══ Recorded data
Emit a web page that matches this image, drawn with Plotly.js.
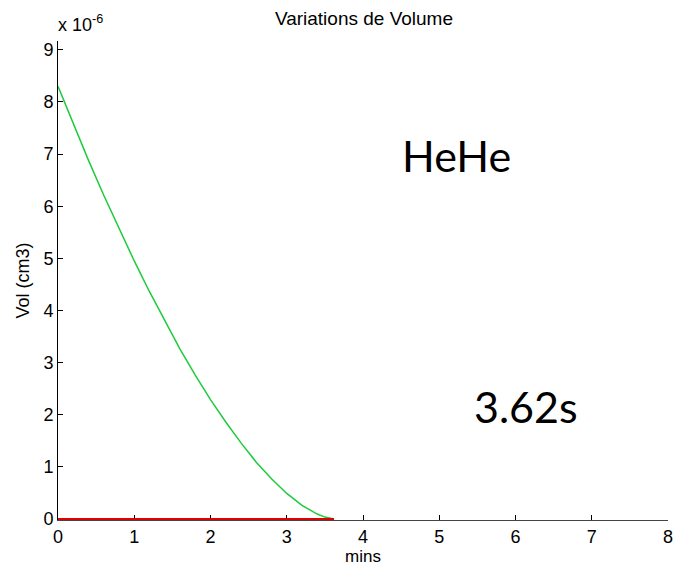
<!DOCTYPE html>
<html>
<head>
<meta charset="utf-8">
<script src="https://cdn.plot.ly/plotly-3.0.1.min.js"></script>
<style>html,body{margin:0;padding:0;background:#fff;}#chart{width:674px;height:570px;}</style>
</head>
<body>
<div id="chart"></div>
<script>
// Time in minutes
const timeMins = [0, 0.2, 0.4, 0.6, 0.8, 1.0, 1.2, 1.4, 1.6, 1.8, 2.0, 2.2, 2.4, 2.6, 2.8, 3.0, 3.2, 3.4, 3.5, 3.62];
// Volume (x 10^-6 cm3)
const volume = [8.30, 7.58, 6.88, 6.21, 5.57, 4.95, 4.36, 3.80, 3.26, 2.76, 2.29, 1.86, 1.46, 1.09, 0.77, 0.49, 0.26, 0.094, 0.036, 0];
// Zero baseline (red)
const baseX = [0, 3.62];
const baseY = [0, 0];
const xTicks = [0, 1, 2, 3, 4, 5, 6, 7, 8];
const yTicks = [0, 1, 2, 3, 4, 5, 6, 7, 8, 9];
const yTickText = ['0', '1', '2', '3', '4', '5', '6', '7', '8', '9'];
const label1 = 'HeHe';
const label2 = '3.62s';

const font = 'Liberation Sans, Arial, sans-serif';

const traces = [
  {x: timeMins, y: volume, mode: 'lines', line: {color: '#1ecb3c', width: 1.5}, hoverinfo: 'skip'},
  {x: baseX, y: baseY, mode: 'lines', line: {color: '#e00000', width: 2}, hoverinfo: 'skip'}
];

const layout = {
  width: 674, height: 570,
  margin: {l: 58, r: 6, t: 41, b: 50},
  paper_bgcolor: '#fff', plot_bgcolor: '#fff',
  showlegend: false,
  font: {family: font, color: '#000', size: 18},
  title: {text: 'Variations de Volume', font: {family: font, size: 19, color: '#000'}, x: 0.54, xanchor: 'center', y: 0.968, yanchor: 'middle'},
  xaxis: {
    range: [0, 8], tickvals: xTicks, ticks: 'inside', ticklen: 5, tickcolor: '#000',
    showline: true, linecolor: '#444', linewidth: 1, showgrid: false, zeroline: false,
    layer: 'below traces', tickfont: {size: 18},
    title: {text: 'mins', font: {size: 17}, standoff: 4}
  },
  yaxis: {
    range: [-0.02, 9.17], tickvals: yTicks, ticktext: yTickText, ticks: 'inside', ticklen: 5, tickcolor: '#000',
    showline: true, linecolor: '#000', linewidth: 1, showgrid: false, zeroline: false,
    layer: 'below traces', tickfont: {size: 18},
    title: {text: 'Vol (cm3)', font: {size: 18}, standoff: 9}
  },
  annotations: [
    {xref: 'paper', yref: 'paper', x: 0, y: 1, xanchor: 'left', yanchor: 'bottom', xshift: -2, yshift: 4, showarrow: false,
     text: 'x 10<sup>-6</sup>', font: {family: font, size: 18, color: '#000'}},
    {xref: 'x', yref: 'y', x: 5.23, y: 6.98, showarrow: false, text: label1,
     font: {family: 'Lato, Open Sans, sans-serif', size: 43, color: '#000'}},
    {xref: 'x', yref: 'y', x: 6.14, y: 2.15, showarrow: false, text: label2,
     font: {family: 'Lato, Open Sans, sans-serif', size: 43, color: '#000'}}
  ]
};

Plotly.newPlot('chart', traces, layout, {displayModeBar: false, staticPlot: true});
</script>
</body>
</html>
════
Directive
Repeat the listing above exactly, with no pictures.

Task response
Emit a web page that matches this image, drawn with Plotly.js.
<!DOCTYPE html>
<html>
<head>
<meta charset="utf-8">
<script src="https://cdn.plot.ly/plotly-3.0.1.min.js"></script>
<style>html,body{margin:0;padding:0;background:#fff;}#chart{width:674px;height:570px;}</style>
</head>
<body>
<div id="chart"></div>
<script>
// Time in minutes
const timeMins = [0, 0.2, 0.4, 0.6, 0.8, 1.0, 1.2, 1.4, 1.6, 1.8, 2.0, 2.2, 2.4, 2.6, 2.8, 3.0, 3.2, 3.4, 3.5, 3.62];
// Volume (x 10^-6 cm3)
const volume = [8.30, 7.58, 6.88, 6.21, 5.57, 4.95, 4.36, 3.80, 3.26, 2.76, 2.29, 1.86, 1.46, 1.09, 0.77, 0.49, 0.26, 0.094, 0.036, 0];
// Zero baseline (red)
const baseX = [0, 3.62];
const baseY = [0, 0];
const xTicks = [0, 1, 2, 3, 4, 5, 6, 7, 8];
const yTicks = [0, 1, 2, 3, 4, 5, 6, 7, 8, 9];
const yTickText = ['0', '1', '2', '3', '4', '5', '6', '7', '8', '9'];
const label1 = 'HeHe';
const label2 = '3.62s';

const font = 'Liberation Sans, Arial, sans-serif';

const traces = [
  {x: timeMins, y: volume, mode: 'lines', line: {color: '#1ecb3c', width: 1.5}, hoverinfo: 'skip'},
  {x: baseX, y: baseY, mode: 'lines', line: {color: '#e00000', width: 2}, hoverinfo: 'skip'}
];

const layout = {
  width: 674, height: 570,
  margin: {l: 58, r: 6, t: 41, b: 50},
  paper_bgcolor: '#fff', plot_bgcolor: '#fff',
  showlegend: false,
  font: {family: font, color: '#000', size: 18},
  title: {text: 'Variations de Volume', font: {family: font, size: 19, color: '#000'}, x: 0.54, xanchor: 'center', y: 0.968, yanchor: 'middle'},
  xaxis: {
    range: [0, 8], tickvals: xTicks, ticks: 'inside', ticklen: 5, tickcolor: '#000',
    showline: true, linecolor: '#444', linewidth: 1, showgrid: false, zeroline: false,
    layer: 'below traces', tickfont: {size: 18},
    title: {text: 'mins', font: {size: 17}, standoff: 4}
  },
  yaxis: {
    range: [-0.02, 9.17], tickvals: yTicks, ticktext: yTickText, ticks: 'inside', ticklen: 5, tickcolor: '#000',
    showline: true, linecolor: '#000', linewidth: 1, showgrid: false, zeroline: false,
    layer: 'below traces', tickfont: {size: 18},
    title: {text: 'Vol (cm3)', font: {size: 18}, standoff: 9}
  },
  annotations: [
    {xref: 'paper', yref: 'paper', x: 0, y: 1, xanchor: 'left', yanchor: 'bottom', xshift: -2, yshift: 4, showarrow: false,
     text: 'x 10<sup>-6</sup>', font: {family: font, size: 18, color: '#000'}},
    {xref: 'x', yref: 'y', x: 5.23, y: 6.98, showarrow: false, text: label1,
     font: {family: 'Lato, Open Sans, sans-serif', size: 43, color: '#000'}},
    {xref: 'x', yref: 'y', x: 6.14, y: 2.15, showarrow: false, text: label2,
     font: {family: 'Lato, Open Sans, sans-serif', size: 43, color: '#000'}}
  ]
};

Plotly.newPlot('chart', traces, layout, {displayModeBar: false, staticPlot: true});
</script>
</body>
</html>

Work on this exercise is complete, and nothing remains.